> _Exercise goal_
Collect each line of the records containing the string "this".

Entries with chart source code
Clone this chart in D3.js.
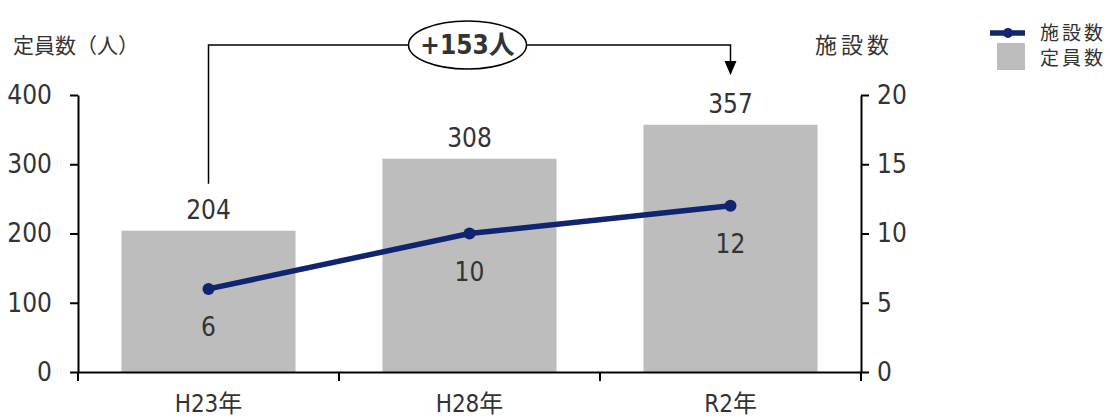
<!DOCTYPE html>
<html>
<head>
<meta charset="utf-8">
<script src="https://cdn.jsdelivr.net/npm/d3@7"></script>
<style>
  body { margin: 0; background: #fff; }
  text { font-family: "Liberation Sans Narrow", "DejaVu Sans Condensed", "Liberation Sans", "Noto Sans CJK JP", sans-serif; fill: #333; }
  .jp { font-family: "Noto Sans CJK JP", sans-serif; }
</style>
</head>
<body>
<div id="chart"></div>
<script>
// data
const years = ['H23年', 'H28年', 'R2年'];
const capacity = [204, 308, 357];     // 定員数（人）
const facilities = [6, 10, 12];       // 施設数
const leftTicks = [0, 100, 200, 300, 400];
const rightTicks = [0, 5, 10, 15, 20];
const diffLabel = '+153人';

const W = 1110, H = 419;
const margin = {top: 95, right: 249, bottom: 47, left: 78};
const w = W - margin.left - margin.right;
const h = H - margin.top - margin.bottom;
const navy = '#112470';

let svg = d3.select('#chart').append('svg')
  .attr('width', W)
  .attr('height', H);

let g = svg.append('g')
  .attr('transform', `translate(${margin.left}, ${margin.top})`);

let x = d3.scaleBand().domain(years).range([0, w]).paddingInner(0.333).paddingOuter(0.1665);
let xb = d3.scaleBand().domain(years).range([0, w]);  // band edges for ticks
let yL = d3.scaleLinear().domain([0, 400]).range([h, 0]);
let yR = d3.scaleLinear().domain([0, 20]).range([h, 0]);

// bars
g.selectAll('rect.bar')
  .data(capacity)
  .enter()
  .append('rect')
    .attr('class', 'bar')
    .attr('x', (d, i) => x(years[i]))
    .attr('y', d => yL(d))
    .attr('width', x.bandwidth())
    .attr('height', d => h - yL(d))
    .attr('fill', '#bdbdbd');

// bar labels
g.selectAll('text.barlab')
  .data(capacity)
  .enter()
  .append('text')
    .attr('class', 'barlab')
    .attr('x', (d, i) => x(years[i]) + x.bandwidth() / 2)
    .attr('y', d => yL(d) - 12)
    .attr('text-anchor', 'middle')
    .style('font-size', '26px')
    .text(d => d);

// line
let cx = (d, i) => xb(years[i]) + xb.bandwidth() / 2;
let line = d3.line()
  .x((d, i) => cx(d, i))
  .y(d => yR(d));

g.append('path')
  .attr('d', line(facilities))
  .attr('fill', 'none')
  .attr('stroke', navy)
  .attr('stroke-width', 5.5);

g.selectAll('circle')
  .data(facilities)
  .enter()
  .append('circle')
    .attr('cx', cx)
    .attr('cy', d => yR(d))
    .attr('r', 6)
    .attr('fill', navy);

g.selectAll('text.linelab')
  .data(facilities)
  .enter()
  .append('text')
    .attr('class', 'linelab')
    .attr('x', cx)
    .attr('y', d => yR(d) + 47)
    .attr('text-anchor', 'middle')
    .style('font-size', '26px')
    .text(d => d);

// axes
let styleAxis = (sel) => {
  sel.select('.domain').attr('stroke', '#000').attr('stroke-width', 2);
  sel.selectAll('.tick line').attr('stroke', '#000').attr('stroke-width', 2);
  sel.selectAll('.tick text').style('font-size', '26px').attr('fill', '#333');
};

g.append('g')
  .call(d3.axisLeft(yL).tickValues(leftTicks).tickSize(8).tickSizeOuter(0).tickPadding(18))
  .call(styleAxis);

g.append('g')
  .attr('transform', `translate(${w}, 0)`)
  .call(d3.axisRight(yR).tickValues(rightTicks).tickSize(8).tickSizeOuter(0).tickPadding(8))
  .call(styleAxis);

let xAxisG = g.append('g')
  .attr('transform', `translate(0, ${h})`)
  .call(d3.axisBottom(xb).tickSize(0).tickSizeOuter(0).tickPadding(23))
  .call(styleAxis);
xAxisG.selectAll('.tick text').style('font-size', '24px');

// band boundary ticks on x axis
xAxisG.selectAll('line.sep')
  .data(d3.range(years.length + 1))
  .enter()
  .append('line')
    .attr('class', 'sep')
    .attr('x1', i => i * xb.step())
    .attr('x2', i => i * xb.step())
    .attr('y1', 0)
    .attr('y2', 9)
    .attr('stroke', '#000')
    .attr('stroke-width', 2);

// axis titles
svg.append('text').attr('class', 'jp')
  .attr('x', 13).attr('y', 53)
  .style('font-size', '21px')
  .text('定員数（人）');

svg.append('text').attr('class', 'jp')
  .attr('x', 815).attr('y', 53)
  .style('font-size', '22px')
  .attr('letter-spacing', '4px')
  .text('施設数');

// annotation bracket
let yTop = 45 - margin.top;
let x0 = cx(null, 0), x2 = cx(null, 2);
let bracket = g.append('g');
bracket.append('path')
  .attr('d', `M${x0},${yL(capacity[0]) - 47} V${yTop} H${x2} V${yTop + 18}`)
  .attr('fill', 'none')
  .attr('stroke', '#000')
  .attr('stroke-width', 1.5);
bracket.append('path')
  .attr('d', `M${x2 - 6},${yTop + 16} L${x2 + 6},${yTop + 16} L${x2},${yTop + 30} Z`)
  .attr('fill', '#000');
let ex = (x0 + x2) / 2 - 2;
bracket.append('ellipse')
  .attr('cx', ex).attr('cy', yTop)
  .attr('rx', 59).attr('ry', 24)
  .attr('fill', '#fff')
  .attr('stroke', '#000')
  .attr('stroke-width', 1.5);
bracket.append('text')
  .attr('x', ex).attr('y', yTop + 9)
  .attr('text-anchor', 'middle')
  .style('font-size', '26px')
  .style('font-weight', 'bold')
  .attr('fill', '#222')
  .text(diffLabel);

// legend
let legend = svg.append('g').attr('transform', 'translate(990, 0)');
legend.append('line')
  .attr('x1', 0).attr('x2', 35).attr('y1', 33).attr('y2', 33)
  .attr('stroke', navy).attr('stroke-width', 5.5);
legend.append('circle')
  .attr('cx', 18).attr('cy', 33).attr('r', 5).attr('fill', navy);
legend.append('rect')
  .attr('x', 7).attr('y', 43).attr('width', 28).attr('height', 27)
  .attr('fill', '#bdbdbd');
legend.append('text').attr('class', 'jp')
  .attr('x', 50).attr('y', 40)
  .style('font-size', '19px')
  .attr('letter-spacing', '3px')
  .text('施設数');
legend.append('text').attr('class', 'jp')
  .attr('x', 50).attr('y', 65)
  .style('font-size', '19px')
  .attr('letter-spacing', '3px')
  .text('定員数');
</script>
</body>
</html>
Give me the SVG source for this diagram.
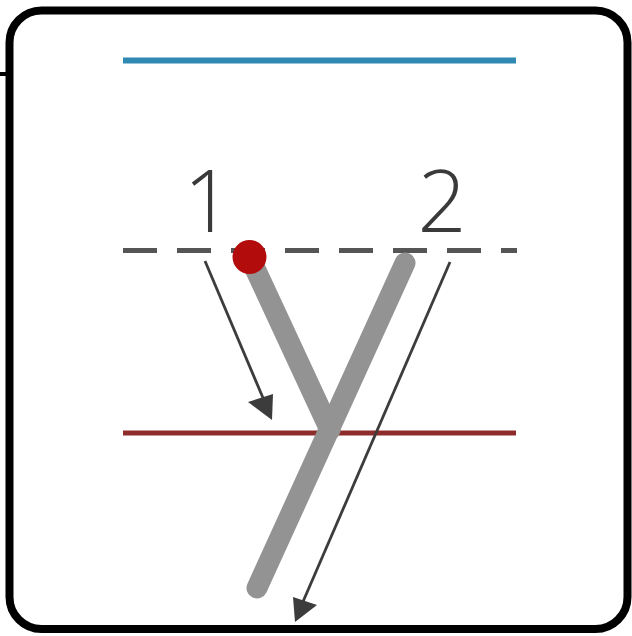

> _Exercise solution_
Clone this chart in D3.js.
Give me the SVG source for this diagram.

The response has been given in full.